To Cutler, the biggest challenge in facing the Bengals will be their front seven, which features two-time All-Pro defensive tackle Geno Atkins. Cincinnati's defense, which ranked third in the NFL last season with 51 sacks, constantly changes its looks and coverages.
"We're going to get rid of the ball quick," Cutler said. "You don't really want to give [Atkins] or any of those other guys a lot of time to work into the second moves because they get to the quarterback. They get to the quarterback a lot and they show you different fronts, which makes it more difficult, trying to figure out who's who. So we've got to be on it with our protection game and then on the outside guys have got to get open quickly."
Protecting the quarterback is extremely important to Trestman, who helped reduced the number of sacks the CFL's Montreal Alouettes gave up in his first season as their head coach in 2008 from 68 the previous year to 22-with virtually the same offensive line.

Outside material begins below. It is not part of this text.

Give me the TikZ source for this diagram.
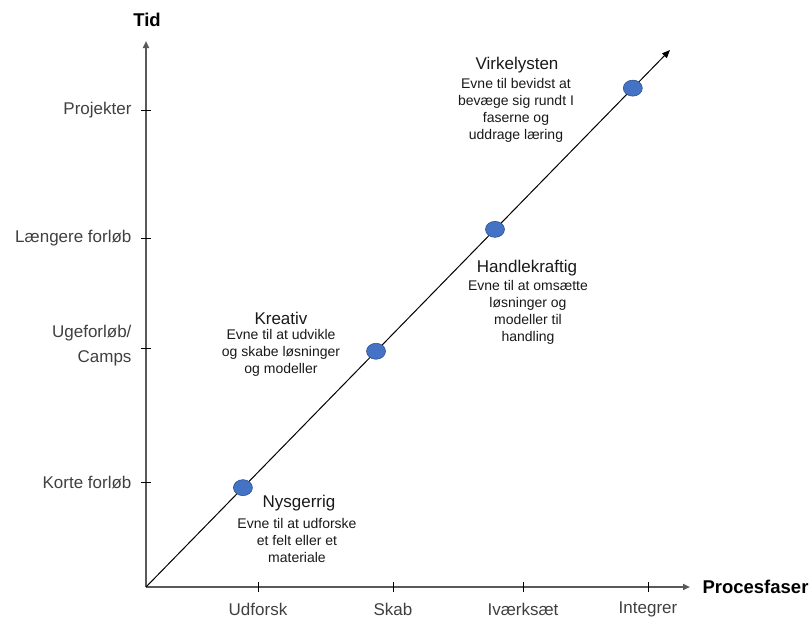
\documentclass[tikz,border=0pt]{standalone}
\usepackage{fontspec}
\setmainfont{Liberation Sans}
\usepackage{tikz}
\usetikzlibrary{arrows.meta,shapes.geometric}

\definecolor{aksegraa}{HTML}{595959}
\definecolor{tekstgraa}{HTML}{404040}
\definecolor{prikblaa}{HTML}{4472C4}
\definecolor{prikkant}{HTML}{2F528F}

\tikzset{
  akse/.style={draw=aksegraa,line width=2pt,-{Triangle[length=7pt,width=6pt]}},
  tickmark/.style={draw=black,line width=1pt},
  ylab/.style={anchor=east,text=tekstgraa,font=\fontsize{17}{25}\selectfont,align=right},
  xlab/.style={text=tekstgraa,font=\fontsize{17}{21}\selectfont},
  aksetitel/.style={font=\bfseries\fontsize{18.5}{21}\selectfont},
  fasedot/.style={ellipse,minimum width=19pt,minimum height=16pt,inner sep=0pt,fill=prikblaa,draw=prikkant,line width=0.6pt},
  fasenavn/.style={text=black!90,font=\fontsize{17}{20}\selectfont},
  fasetekst/.style={text=black!90,font=\fontsize{14}{17}\selectfont,align=center}
}

\begin{document}
\begin{tikzpicture}[x=1pt,y=-1pt]
  \useasboundingbox (0,0) rectangle (812,619);
  % akser
  \coordinate (o) at (146,587);
  \coordinate (ytop) at (146,41);
  \coordinate (xend) at (690,587);
  \coordinate (diagend) at (670,50);
  \draw[akse] (o) -- (ytop);
  \draw[akse] (o) -- (xend);
  \draw (147,20) node[aksetitel] (tid) {Tid};
  \draw (699,587) node[aksetitel,anchor=west] (procesfaser) {Procesfaser};

  % tid
  \foreach \y in {110,238,348,482} \draw[tickmark] (141,\y) -- (151,\y);
  \draw (135,110) node[ylab] (projekter) {Projekter};
  \draw (135,238) node[ylab] (laengere) {Længere forløb};
  \draw (135,346) node[ylab] (uge) {Ugeforløb/\\Camps};
  \draw (135,482) node[ylab] (korte) {Korte forløb};

  % procesfaser
  \foreach \x in {258,393,523,648} \draw[tickmark] (\x,582) -- (\x,592);
  \draw (258,609) node[xlab] (udforsk) {Udforsk};
  \draw (393,609) node[xlab] (skab) {Skab};
  \draw (523,609) node[xlab] (ivaerksaet) {Iværksæt};
  \draw (648,609) node[xlab] (integrer) {Integrer};

  % diagonal med faser
  \draw[black,line width=1pt,-{Triangle[length=8pt,width=6.5pt]}] (o) -- (diagend)
    node[fasedot,pos=0.185] (nys) {}
    node[fasedot,pos=0.439] (kre) {}
    node[fasedot,pos=0.666] (han) {}
    node[fasedot,pos=0.929] (vir) {};

  \draw (299,503) node[fasenavn] (nysgerrig) {Nysgerrig};
  \draw (297,540) node[fasetekst] (nysgerrigtxt) {Evne til at udforske\\et felt eller et\\materiale};
  \draw (281,318) node[fasenavn] (kreativ) {Kreativ};
  \draw (281,353) node[fasetekst] (kreativtxt) {Evne til at udvikle\\og skabe løsninger\\og modeller};
  \draw (527,268) node[fasenavn] (handlekraftig) {Handlekraftig};
  \draw (528,312) node[fasetekst] (handlekraftigtxt) {Evne til at omsætte\\løsninger og\\modeller til\\handling};
  \draw (517,65) node[fasenavn] (virkelysten) {Virkelysten};
  \draw (516,110) node[fasetekst] (virkelystentxt) {Evne til bevidst at\\bevæge sig rundt I\\faserne og\\uddrage læring};
\end{tikzpicture}
\end{document}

"They want to get in a rhythm," Cutler said. "They want rhythm passing. We want to get rid of the ball as quickly as possible. That's just kind of been the focus; just staying in rhythm and let your feet tell you when to get rid of the ball and try not to hold onto it too long."

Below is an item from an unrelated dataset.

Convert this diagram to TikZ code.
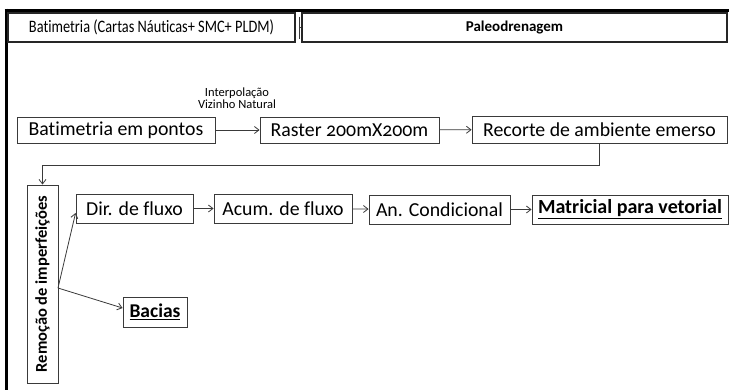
\documentclass[tikz,border=0pt]{standalone}
\usepackage{fontspec}
\setmainfont{Carlito}[Numbers=OldStyle, Ligatures=NoCommon]
\newfontfamily\narrowfont{Carlito}[Numbers=OldStyle, Ligatures=NoCommon, FakeStretch=0.82]
\usetikzlibrary{arrows.meta,calc}
\definecolor{edge}{HTML}{3A3A3A}
\tikzset{
  box/.style={draw=edge, line width=0.9bp, inner sep=0pt, align=center, font=\fontsize{19.8bp}{22bp}\selectfont},
  headbox/.style={draw=black!85, line width=1.6bp, inner sep=0pt, align=center},
  arr/.style={draw=edge, line width=0.8bp, -{Straight Barb[length=4.5bp,width=7bp]}},
  link/.style={draw=edge, line width=0.8bp},
  frame/.style={draw=black, line width=3bp}
}
\begin{document}
\begin{tikzpicture}[x=1bp,y=-1bp]
\fill[white] (0,0) rectangle (729,390);
\useasboundingbox (0,0) rectangle (729,390);

% outer frame strokes
\draw[frame] (4.5,10) -- (729,10);
\draw[frame] (6,8.5) -- (6,390);

% header boxes
\node[headbox, minimum width=287bp, minimum height=29bp, font=\narrowfont\fontsize{17.5bp}{19bp}\selectfont] (bat) at (151.5,27.5) {Batimetria (Cartas Náuticas+ SMC+ PLDM)};
\node[headbox, minimum width=425bp, minimum height=29bp, font=\fontsize{15bp}{17bp}\selectfont\bfseries] (paleo) at (514.5,27.5) {Paleodrenagem};
\coordinate (tick) at (299.5,27.5);
\draw[link] ($(tick)+(0,-11)$) -- ($(tick)+(0,11)$);
\draw[link] (tick) -- (paleo.west);

% first processing row
\node[font=\fontsize{12.5bp}{12bp}\selectfont, align=center] (interp) at (237,98) {Interpolação\\Vizinho Natural};
\node[box, minimum width=198bp, minimum height=26bp] (pts) at (116,130) {Batimetria em pontos};
\node[box, minimum width=179bp, minimum height=26bp] (raster) at (349.5,130) {Raster 200mX200m};
\node[box, minimum width=255bp, minimum height=27bp] (recorte) at (599.5,129.5) {Recorte de ambiente emerso};
\draw[arr] (pts) -- (raster);
\draw[arr] (raster) -- (recorte);

% second processing row
\node[box, rotate=90, minimum width=198bp, minimum height=31bp, font=\fontsize{16.5bp}{18bp}\selectfont\bfseries] (remocao) at (42.5,284) {Remoção de imperfeições};
\draw[arr] (recorte.south) -- ++(0,21.5) -| (remocao.east);

\node[box, minimum width=117bp, minimum height=29bp] (dir) at (134.5,208.5) {Dir. de fluxo};
\node[box, minimum width=138bp, minimum height=29bp] (acum) at (283,208.5) {Acum. de fluxo};
\node[box, minimum width=141bp, minimum height=29bp] (cond) at (439.5,209.5) {An. Condicional};
\node[box, minimum width=196bp, minimum height=29bp, font=\fontsize{20bp}{22bp}\selectfont\bfseries] (matr) at (630,209.5) {\underline{Matricial para vetorial}};
\node[box, minimum width=64bp, minimum height=30bp, font=\fontsize{19.5bp}{22bp}\selectfont\bfseries] (bacias) at (155,312) {\underline{Bacias}};

\draw[arr] (dir) -- (acum);
\draw[arr] (acum) -- (cond);
\draw[arr] (cond) -- (matr);

\coordinate (split) at (58,288);
\draw[arr] (split) -- ($(dir.west)+(0,4.5)$);
\draw[arr] (split) -- ($(bacias.west)+(0,-4)$);
\end{tikzpicture}
\end{document}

Known for getting the most out of quarterbacks such as Rick Gannon and Steve Young, Trestman has enjoyed working with Cutler and is eager to see how he performs against the Bengals.
"I think he does feel comfortable," Trestman said. "I think that he's excited to play and to see how this whole thing sorts itself out over the course of the season. He's been very efficient, he's been very even-keeled throughout OTAs, training camp. He's worked efficiently over the last few weeks as we finished up training camp and got ready."
Trestman has full confidence in Cutler's ability to lead the offense, but knows that the quarterback's surrounding cast must step up as well for the unit to be successful.
"He's certainly embraced everything we've asked of him," Trestman said. "Now we'll be up on Sunday and we'll have a starting point of where we are and where he is in the offense.
"I feel good about where he is right now. He'll have plays that he can function in right now and on an individual basis. But it's going to take 10 guys around him to be doing their job as well. He can't do it alone. It's not a one-man band out there. He's going to have help out there, and that's part of the deal."
While Cutler understands that it's a team game, he also realizes that quarterbacks are probably scrutinized more than any other position in sports.
"I think 'Trest' does a good job of putting ownership on everybody on the offense and making sure that everyone's accountable," Cutler said. "I'm just kind of a piece of the puzzle. It takes those 10 other guys to do their jobs for me to do mine.
"With that being said, at the quarterback position we do have a lot of pressure, there is a lot of responsibility, and I own up to that each and every day. But in the new offense and where we're at right now, I think this is probably the most comfortable I've felt in a new offense and not having as many reps as somebody in Year 2 or 3 in an offense."